**Written exercise:** Locate the lines of the listing below that hold "draw", then copy each of them.

## start Material supplied

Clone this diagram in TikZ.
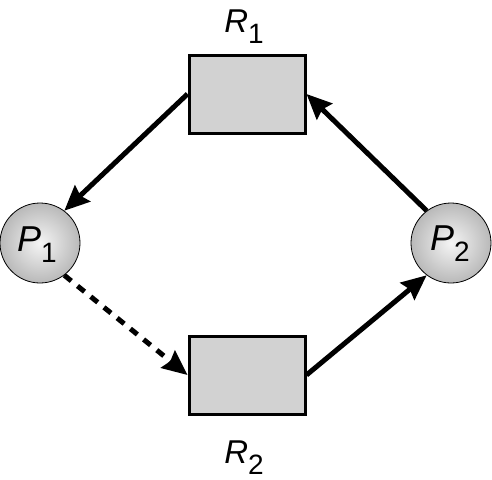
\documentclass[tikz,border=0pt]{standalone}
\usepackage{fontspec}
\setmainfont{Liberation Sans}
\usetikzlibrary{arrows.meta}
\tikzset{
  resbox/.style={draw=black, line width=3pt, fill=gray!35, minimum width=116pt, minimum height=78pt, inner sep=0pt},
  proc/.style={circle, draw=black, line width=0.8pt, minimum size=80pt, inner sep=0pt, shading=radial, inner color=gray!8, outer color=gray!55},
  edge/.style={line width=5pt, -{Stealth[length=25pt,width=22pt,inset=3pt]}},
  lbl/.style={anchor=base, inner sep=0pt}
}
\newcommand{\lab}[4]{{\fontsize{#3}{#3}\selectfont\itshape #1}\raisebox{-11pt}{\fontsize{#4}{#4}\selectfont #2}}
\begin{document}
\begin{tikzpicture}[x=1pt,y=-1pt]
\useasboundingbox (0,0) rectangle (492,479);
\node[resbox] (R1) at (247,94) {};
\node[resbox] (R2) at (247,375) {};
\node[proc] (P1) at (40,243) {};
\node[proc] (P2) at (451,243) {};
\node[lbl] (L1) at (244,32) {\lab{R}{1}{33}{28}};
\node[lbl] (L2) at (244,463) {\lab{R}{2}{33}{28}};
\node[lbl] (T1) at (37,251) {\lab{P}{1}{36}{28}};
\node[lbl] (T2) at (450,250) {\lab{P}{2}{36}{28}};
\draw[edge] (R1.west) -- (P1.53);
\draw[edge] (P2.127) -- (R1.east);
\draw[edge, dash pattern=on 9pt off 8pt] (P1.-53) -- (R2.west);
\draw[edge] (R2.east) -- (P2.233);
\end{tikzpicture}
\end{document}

## end Material supplied
## start Material supplied

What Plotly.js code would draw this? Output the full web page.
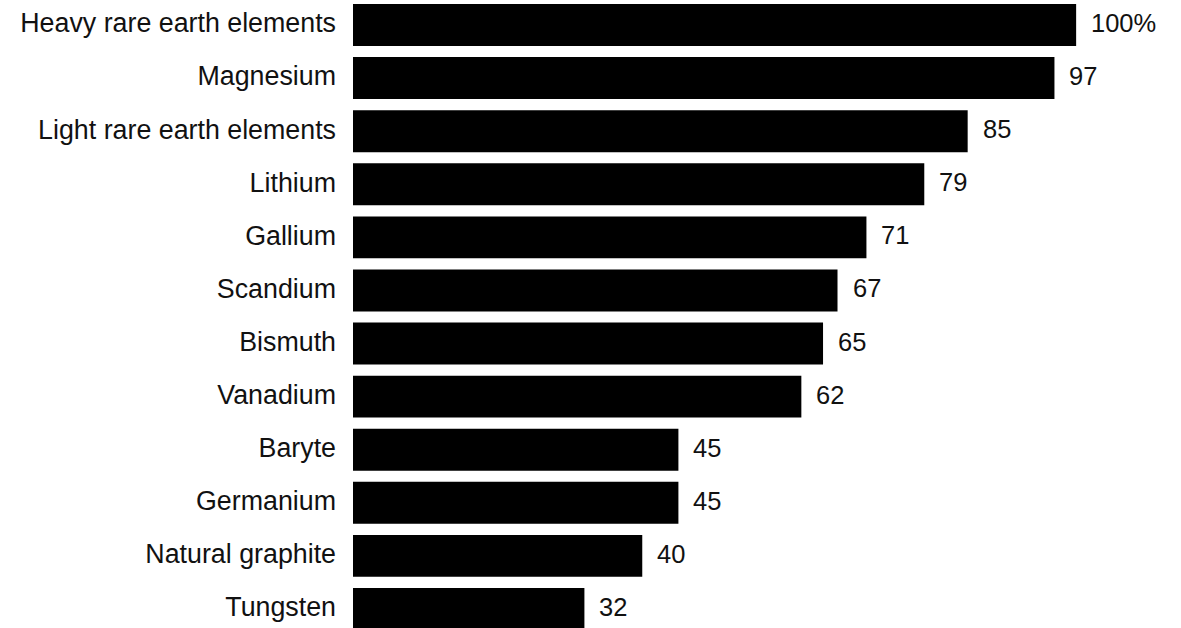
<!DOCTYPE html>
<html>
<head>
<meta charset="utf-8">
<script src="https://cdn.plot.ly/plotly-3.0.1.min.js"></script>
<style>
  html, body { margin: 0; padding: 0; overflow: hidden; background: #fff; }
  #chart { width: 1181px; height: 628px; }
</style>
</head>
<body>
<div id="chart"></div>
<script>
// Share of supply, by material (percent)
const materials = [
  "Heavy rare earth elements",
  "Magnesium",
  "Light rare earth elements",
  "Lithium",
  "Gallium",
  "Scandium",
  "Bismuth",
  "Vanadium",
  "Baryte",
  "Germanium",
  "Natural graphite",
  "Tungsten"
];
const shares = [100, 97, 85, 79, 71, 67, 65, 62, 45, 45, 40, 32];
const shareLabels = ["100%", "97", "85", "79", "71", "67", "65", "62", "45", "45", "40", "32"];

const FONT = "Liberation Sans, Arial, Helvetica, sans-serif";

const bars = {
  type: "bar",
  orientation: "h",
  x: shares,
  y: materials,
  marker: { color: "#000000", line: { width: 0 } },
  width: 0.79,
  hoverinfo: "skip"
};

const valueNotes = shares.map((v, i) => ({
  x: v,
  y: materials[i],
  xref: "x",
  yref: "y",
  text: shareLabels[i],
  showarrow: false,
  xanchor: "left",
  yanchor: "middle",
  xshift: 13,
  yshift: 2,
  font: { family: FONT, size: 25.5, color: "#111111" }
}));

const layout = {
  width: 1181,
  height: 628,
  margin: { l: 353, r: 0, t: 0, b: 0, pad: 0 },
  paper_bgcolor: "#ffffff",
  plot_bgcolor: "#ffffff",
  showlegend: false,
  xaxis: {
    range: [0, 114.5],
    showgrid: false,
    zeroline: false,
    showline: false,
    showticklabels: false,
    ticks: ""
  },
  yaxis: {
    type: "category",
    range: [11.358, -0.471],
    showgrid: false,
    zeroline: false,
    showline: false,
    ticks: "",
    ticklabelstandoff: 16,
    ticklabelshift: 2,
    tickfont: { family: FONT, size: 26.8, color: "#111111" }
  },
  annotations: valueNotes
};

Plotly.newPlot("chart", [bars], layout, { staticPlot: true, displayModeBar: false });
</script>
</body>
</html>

## end Material supplied

**Complete output:**
  resbox/.style={draw=black, line width=3pt, fill=gray!35, minimum width=116pt, minimum height=78pt, inner sep=0pt},
  proc/.style={circle, draw=black, line width=0.8pt, minimum size=80pt, inner sep=0pt, shading=radial, inner color=gray!8, outer color=gray!55},
\draw[edge] (R1.west) -- (P1.53);
\draw[edge] (P2.127) -- (R1.east);
\draw[edge, dash pattern=on 9pt off 8pt] (P1.-53) -- (R2.west);
\draw[edge] (R2.east) -- (P2.233);
What Plotly.js code would draw this? Output the full web page.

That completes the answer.